Of course, to capitalize on an animal model, research in humans must be informed by animal findings and reciprocate in parallel fashion to ensure the integrity of the model. For instance, research in animals could identify behavioral phenotypes that distinguish between animals that could be construed as lonely or not, and, in parallel, research in humans could generate, as nearly as possible, an equivalent behavioral phenotype in humans that does not rely solely on explicit self-reports of isolation or loneliness. If the human behavioral phenotype of loneliness exhibits a similar pattern of correlations with outcomes as is exhibited with self-reported loneliness, this may permit greater comparability of findings across animal and human phenotypes.

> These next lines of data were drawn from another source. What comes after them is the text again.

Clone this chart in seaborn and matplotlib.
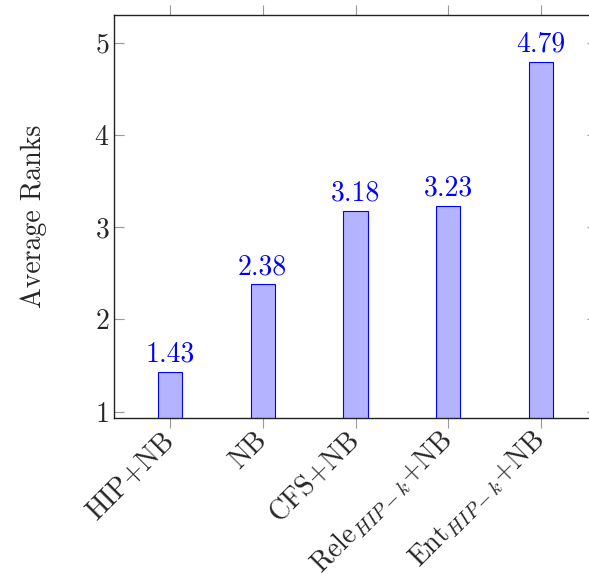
import matplotlib
matplotlib.use("Agg")
import matplotlib.pyplot as plt
import seaborn as sns
import pandas as pd

methods = ["HIP+NB", "NB", "CFS+NB", r"Rele$_{HIP-k}$+NB", r"Ent$_{HIP-k}$+NB"]
avg_ranks = [1.43, 2.38, 3.18, 3.23, 4.79]

sns.set_style("ticks")
plt.rcParams["font.family"] = ["serif"]
plt.rcParams["font.serif"] = ["cmr10", "DejaVu Serif"]
plt.rcParams["mathtext.fontset"] = "cm"
plt.rcParams["axes.formatter.use_mathtext"] = True

df = pd.DataFrame({"method": methods, "rank": avg_ranks})

fig = plt.figure(figsize=(5.89, 5.80), dpi=100)
ax = fig.add_axes([114 / 589, 1 - 418 / 580, (597 - 114) / 589, (418 - 15) / 580])

sns.barplot(data=df, x="method", y="rank", ax=ax, width=0.26,
            color=(0.7, 0.7, 1.0), edgecolor="blue", linewidth=0.8, saturation=1)

ax.bar_label(ax.containers[0], labels=[f"{v:.2f}" for v in avg_ranks],
             padding=3, color="blue", fontsize=20)

ax.set_ylim(0.93, 5.30)
ax.set_xlim(-0.6, 4.6)
ax.set_yticks([1, 2, 3, 4, 5])
ax.set_xlabel("")
ax.set_ylabel("Average Ranks", fontsize=20, labelpad=34)

ax.tick_params(axis="x", direction="out", top=True, bottom=True, length=7,
               color="#999999", labelsize=20, pad=6)
ax.tick_params(axis="y", direction="in", left=True, right=True, length=7,
               color="#999999", labelsize=20)
plt.setp(ax.get_xticklabels(), rotation=45, ha="right", va="center",
         rotation_mode="anchor")

for s in ax.spines.values():
    s.set_visible(True)
    s.set_color("#222222")
    s.set_linewidth(1.0)

fig.savefig("out.png", dpi=100)
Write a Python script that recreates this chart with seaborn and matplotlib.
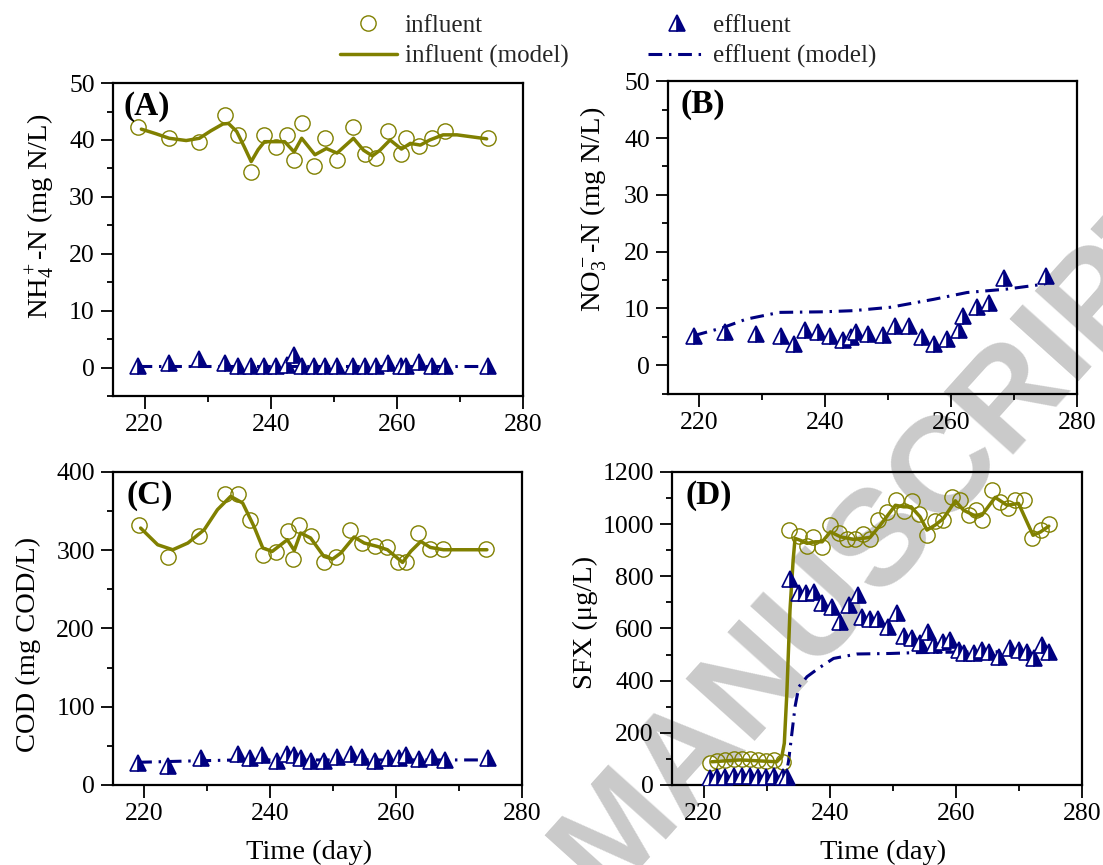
import matplotlib
matplotlib.use('Agg')
import matplotlib.pyplot as plt
from matplotlib.lines import Line2D
from matplotlib.ticker import MultipleLocator
import seaborn as sns

# ---- data ----
# (A) NH4+-N
a_day = [219.0, 223.9, 228.7, 232.8, 234.8, 236.8, 238.9, 240.8, 242.5, 243.7, 244.9, 246.9,
         248.6, 250.5, 253.0, 254.9, 256.6, 258.6, 260.6, 261.4, 263.5, 265.5, 267.6, 274.4]
a_inf = [42.3, 40.3, 39.6, 44.3, 40.9, 34.3, 40.9, 38.8, 40.9, 36.4, 42.9, 35.5,
         40.3, 36.4, 42.3, 37.5, 36.8, 41.6, 37.5, 40.3, 38.9, 40.3, 41.6, 40.3]
a_eff = [0.3, 0.8, 1.5, 0.8, 0.3, 0.3, 0.3, 0.3, 0.5, 2.3, 0.3, 0.3,
         0.3, 0.3, 0.3, 0.3, 0.3, 0.8, 0.3, 0.3, 1.0, 0.3, 0.3, 0.3]
a_mod_day = [219.5, 221.8, 223.9, 226.6, 228.7, 230.5, 232.4, 233.3, 234.6, 235.8, 236.9, 238.0,
             239.0, 240.9, 242.2, 243.7, 244.9, 247.0, 248.8, 250.5, 253.1, 254.7, 256.1, 257.3,
             258.9, 260.7, 262.1, 263.7, 265.2, 267.3, 269.5, 274.2]
a_mod_inf = [41.9, 41.1, 40.3, 39.9, 40.3, 41.6, 42.8, 42.9, 41.5, 38.8, 36.2, 38.3,
             39.7, 39.7, 39.7, 37.9, 40.3, 37.4, 38.5, 37.7, 40.3, 38.2, 37.2, 38.2,
             40.0, 38.4, 39.4, 39.1, 40.0, 40.9, 40.9, 40.2]
a_mod_eff_day = [219.0, 230.0, 245.0, 260.0, 274.5]
a_mod_eff = [0.3, 0.3, 0.3, 0.3, 0.3]

# (B) NO3--N
b_day = [219.1, 224.0, 229.0, 233.0, 235.0, 236.8, 238.8, 240.8, 242.8, 244.0, 244.8, 246.8,
         249.2, 251.1, 253.3, 255.3, 257.2, 259.3, 261.3, 261.9, 264.1, 266.0, 268.3, 275.1]
b_eff = [5.2, 5.8, 5.5, 5.2, 3.7, 6.2, 5.9, 5.1, 4.5, 5.0, 5.8, 5.5,
         5.3, 6.9, 6.9, 5.0, 3.7, 4.6, 6.2, 8.7, 10.3, 10.9, 15.4, 15.7]
b_mod_day = [219.1, 223.7, 227.4, 232.7, 239.6, 244.4, 250.3, 257.2, 262.5, 268.8, 274.9]
b_mod_eff = [5.2, 6.6, 8.1, 9.3, 9.4, 9.6, 10.2, 11.6, 12.8, 13.4, 14.3]

# (C) COD
c_day = [219.1, 223.8, 228.7, 232.8, 234.8, 236.8, 238.8, 240.9, 242.8, 243.6, 244.5, 246.4,
         248.5, 250.5, 252.6, 254.6, 256.7, 258.6, 260.3, 261.5, 263.4, 265.4, 267.5, 274.3]
c_inf = [331.6, 291.2, 318.4, 372.1, 372.1, 338.0, 294.1, 297.1, 324.8, 288.6, 332.5, 317.5,
         284.3, 291.2, 325.2, 309.1, 304.7, 304.0, 284.8, 284.8, 321.9, 301.4, 301.4, 301.4]
c_eff_day = [219.0, 223.7, 229.0, 234.8, 236.8, 238.6, 241.0, 242.7, 243.8, 244.8, 246.4, 248.5,
             250.6, 252.8, 254.6, 256.7, 258.7, 260.4, 261.5, 263.6, 265.7, 267.7, 274.5]
c_eff = [28, 24, 35, 40, 35, 38, 31, 40, 38, 34, 31, 31,
         36, 40, 36, 31, 35, 34, 38, 33, 36, 32, 35]
c_mod_day = [219.4, 222.1, 224.5, 226.9, 229.5, 231.6, 233.7, 235.6, 237.4, 238.8, 240.3, 242.7,
             243.8, 244.8, 246.4, 248.5, 249.9, 251.2, 253.3, 254.9, 257.0, 258.6, 261.0, 262.3,
             263.9, 265.4, 267.5, 274.4]
c_mod_inf = [328.2, 306.9, 300.5, 309.1, 326.1, 351.7, 368.7, 360.2, 330.3, 302.7, 298.4, 313.3,
             299.6, 321.9, 315.5, 292.0, 288.6, 296.3, 316.8, 309.1, 304.7, 300.5, 284.3, 298.4,
             311.1, 303.5, 300.5, 300.5]
c_mod_eff_day = [219.0, 224.0, 229.0, 235.0, 245.0, 255.0, 265.0, 274.5]
c_mod_eff = [29, 30, 31, 32, 32, 32, 32, 32]

# (D) SFX
d_day = [221.1, 222.2, 223.4, 224.8, 226.1, 227.3, 228.6, 229.9, 231.2, 232.6,
         233.6, 235.2, 236.4, 237.4, 238.8, 240.1, 241.4, 242.7, 244.0, 245.3, 246.4, 247.7,
         249.1, 250.5, 251.7, 253.0, 254.1, 255.4, 256.7, 258.0, 259.4, 260.7, 262.0, 263.1,
         264.1, 265.7, 267.0, 268.3, 269.4, 270.7, 272.0, 273.4, 274.7]
d_inf = [85, 92, 95, 100, 100, 100, 95, 92, 95, 90,
         979, 954, 915, 951, 913, 996, 964, 941, 941, 961, 941, 1015,
         1047, 1094, 1051, 1089, 1038, 957, 1012, 1015, 1104, 1094, 1034, 1053,
         1015, 1130, 1085, 1060, 1094, 1094, 945, 977, 1002]
d_eff_day = [221.1, 222.2, 223.4, 224.8, 226.1, 227.3, 228.6, 229.9, 231.2, 232.6, 233.3,
             233.7, 235.1, 236.2, 237.5, 238.8, 240.3, 241.7, 243.0, 244.4, 245.1, 246.4, 247.7,
             249.3, 250.6, 251.7, 253.0, 254.3, 255.5, 256.5, 258.0, 259.1, 260.4, 261.2, 262.8,
             264.1, 265.2, 266.8, 268.6, 269.9, 271.3, 272.3, 273.6, 274.8]
d_eff = [25, 30, 32, 35, 33, 35, 30, 32, 35, 30, 30,
         791, 734, 736, 740, 696, 683, 625, 689, 728, 645, 638, 638,
         606, 658, 571, 562, 543, 587, 536, 549, 555, 517, 504, 504,
         517, 510, 491, 524, 517, 510, 485, 536, 510]
d_mod_day = [221.3, 225.8, 231.6, 232.4, 232.8, 233.2, 233.7, 234.2, 234.5, 235.3, 236.4, 237.7,
             238.8, 240.1, 241.7, 243.8, 246.4, 248.0, 250.4, 251.7, 252.9, 254.3, 255.4, 256.7,
             258.0, 259.9, 261.2, 262.8, 264.1, 266.2, 268.1, 269.9, 272.2, 273.4, 274.7]
d_mod_inf = [89, 96, 89, 108, 160, 351, 670, 862, 945, 938, 926, 932,
             932, 970, 951, 941, 949, 996, 1072, 1066, 1066, 1028, 977, 996,
             1021, 1089, 1053, 1034, 1034, 1102, 1072, 1079, 957, 970, 992]
d_mod_eff_day = [221.0, 227.0, 233.0, 233.5, 234.0, 234.5, 235.1, 236.4, 238.2, 240.6,
                 244.3, 249.6, 253.3, 262.8, 274.7]
d_mod_eff = [20, 20, 25, 96, 198, 300, 376, 415, 447, 485, 502, 504, 507, 510, 512]

# ---- style ----
sns.set_theme(style='white')
plt.rcParams['font.family'] = ['Liberation Serif', 'DejaVu Serif']
plt.rcParams['mathtext.fontset'] = 'custom'
plt.rcParams['mathtext.rm'] = 'Liberation Serif'
plt.rcParams['mathtext.it'] = 'Liberation Serif:italic'
plt.rcParams['mathtext.bf'] = 'Liberation Serif:bold'

OLIVE = '#808000'
NAVY = '#000080'
DASHDOT = (0, (4.5, 2.2, 0.8, 2.2))
circ_kw = dict(marker='o', linestyle='', markersize=11, markerfacecolor='none',
               markeredgecolor=OLIVE, markeredgewidth=1.0)
tri_kw = dict(marker='^', linestyle='', markersize=12, fillstyle='right',
              markerfacecolor=NAVY, markerfacecoloralt='white',
              markeredgecolor=NAVY, markeredgewidth=1.2)

fig = plt.figure(figsize=(11.03, 8.65), dpi=100)
fig.patch.set_facecolor('white')

# watermark behind the panels (runs off the page like in the original)
fig.text(0.80, 0.38, 'MANUSCRIPT', rotation=48, rotation_mode='anchor',
         ha='center', va='center', fontsize=98, fontweight='bold',
         family='Liberation Sans', color='#cacaca', zorder=-1)

ax_a = fig.add_axes([0.1024, 0.542, 0.372, 0.362])
ax_b = fig.add_axes([0.6056, 0.545, 0.371, 0.361])
ax_c = fig.add_axes([0.1024, 0.0925, 0.371, 0.362])
ax_d = fig.add_axes([0.6092, 0.0925, 0.372, 0.362])


def style_ax(ax, ylim, ymaj, ymin):
    ax.set_facecolor('none')
    ax.grid(False)
    ax.set_xlim(215, 280)
    ax.set_ylim(*ylim)
    ax.xaxis.set_major_locator(MultipleLocator(20))
    ax.xaxis.set_minor_locator(MultipleLocator(10))
    ax.yaxis.set_major_locator(MultipleLocator(ymaj))
    ax.yaxis.set_minor_locator(MultipleLocator(ymin))
    ax.tick_params(which='both', direction='out', bottom=True, left=True,
                   top=False, right=False, width=1.3, color='black',
                   labelsize=18.5, labelcolor='black')
    ax.tick_params(which='major', length=9, pad=4)
    ax.tick_params(which='minor', length=4.5)
    for sp in ax.spines.values():
        sp.set_linewidth(1.6)
        sp.set_color('black')
        sp.set_visible(True)
    ax.set_xlabel('')
    ax.set_ylabel('')


def influent(ax, day, val, mday, mval):
    sns.lineplot(x=mday, y=mval, ax=ax, color=OLIVE, linewidth=2.5, errorbar=None, zorder=2)
    sns.lineplot(x=day, y=val, ax=ax, color=OLIVE, errorbar=None, zorder=3, **circ_kw)


def effluent(ax, day, val, mday, mval):
    sns.lineplot(x=mday, y=mval, ax=ax, color=NAVY, linewidth=2.2, linestyle=DASHDOT,
                 errorbar=None, zorder=2)
    sns.lineplot(x=day, y=val, ax=ax, color=NAVY, errorbar=None, zorder=4, **tri_kw)


influent(ax_a, a_day, a_inf, a_mod_day, a_mod_inf)
effluent(ax_a, a_day, a_eff, a_mod_eff_day, a_mod_eff)
effluent(ax_b, b_day, b_eff, b_mod_day, b_mod_eff)
influent(ax_c, c_day, c_inf, c_mod_day, c_mod_inf)
effluent(ax_c, c_eff_day, c_eff, c_mod_eff_day, c_mod_eff)
influent(ax_d, d_day, d_inf, d_mod_day, d_mod_inf)
effluent(ax_d, d_eff_day, d_eff, d_mod_eff_day, d_mod_eff)

style_ax(ax_a, (-5, 50), 10, 5)
style_ax(ax_b, (-5, 50), 10, 5)
style_ax(ax_c, (0, 400), 100, 50)
style_ax(ax_d, (0, 1200), 200, 100)

lab = dict(fontsize=20.5, color='black')
ax_a.set_ylabel(r'NH$_4^+$-N (mg N/L)', **lab)
ax_a.yaxis.set_label_coords(-0.134, 0.575)
ax_b.set_ylabel(r'NO$_3^-$-N (mg N/L)', **lab)
ax_b.yaxis.set_label_coords(-0.144, 0.59)
ax_c.set_ylabel('COD (mg COD/L)', **lab)
ax_c.yaxis.set_label_coords(-0.176, 0.45)
ax_d.set_ylabel('SFX (μg/L)', **lab)
ax_d.yaxis.set_label_coords(-0.18, 0.52)
ax_c.set_xlabel('Time (day)', **lab)
ax_c.xaxis.set_label_coords(0.48, -0.175)
ax_d.set_xlabel('Time (day)', **lab)
ax_d.xaxis.set_label_coords(0.515, -0.175)

for ax, tag, x0 in [(ax_a, '(A)', 0.025), (ax_b, '(B)', 0.03),
                    (ax_c, '(C)', 0.032), (ax_d, '(D)', 0.032)]:
    ax.text(x0, 0.975, tag, transform=ax.transAxes, ha='left', va='top',
            fontsize=24, fontweight='bold', color='black')

handles = [
    Line2D([], [], color=OLIVE, **circ_kw),
    Line2D([], [], color=OLIVE, linewidth=2.5),
    Line2D([], [], color=NAVY, **tri_kw),
    Line2D([], [], color=NAVY, linewidth=2.2, linestyle=DASHDOT),
]
labels = ['influent', 'influent (model)', 'effluent', 'effluent (model)']
fig.legend(handles, labels, ncol=2, loc='upper left', bbox_to_anchor=(0.308, 0.983),
           frameon=False, fontsize=18, handlelength=2.3, handletextpad=0.3,
           columnspacing=3.2, labelspacing=0.3, borderpad=0, borderaxespad=0)

fig.savefig('out.png', dpi=100, facecolor='white')
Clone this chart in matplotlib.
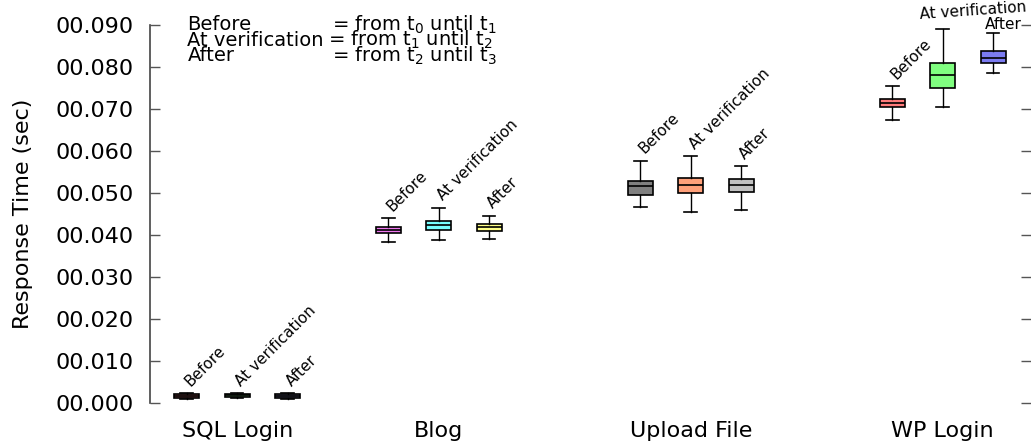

Finally, the matchless advantage of an animal model of human isolation is the capacity to conduct invasive experimental studies that provide inroads into mechanisms for the effects of isolation on HPA activity and its diverse consequences in humans AND animals. One of the mechanistic questions of interest is the extent to which social isolation has a direct effect on pro- and anti-inflammatory gene expression, including expression of genes in the glucocorticoid receptor family, and an indirect effect on gene expression through the effects of social isolation on circulating glucocorticoids and other neuroendocrine and immune signals. Beyond gene expression, a mechanistic question of interest is how, when, and in which tissue(s) altered gene expression is translated into changes in functional proteins. HPA activity has the potential to exert wide-ranging short-term and long-term effects on much of vertebrate physiology. The potential health implications for humans are substantial. We challenge researchers to undertake both animal and human studies with heightened attention to the development of a unified model of social isolation, the integration of findings across species, and the specification of boundary conditions that account for differences among species.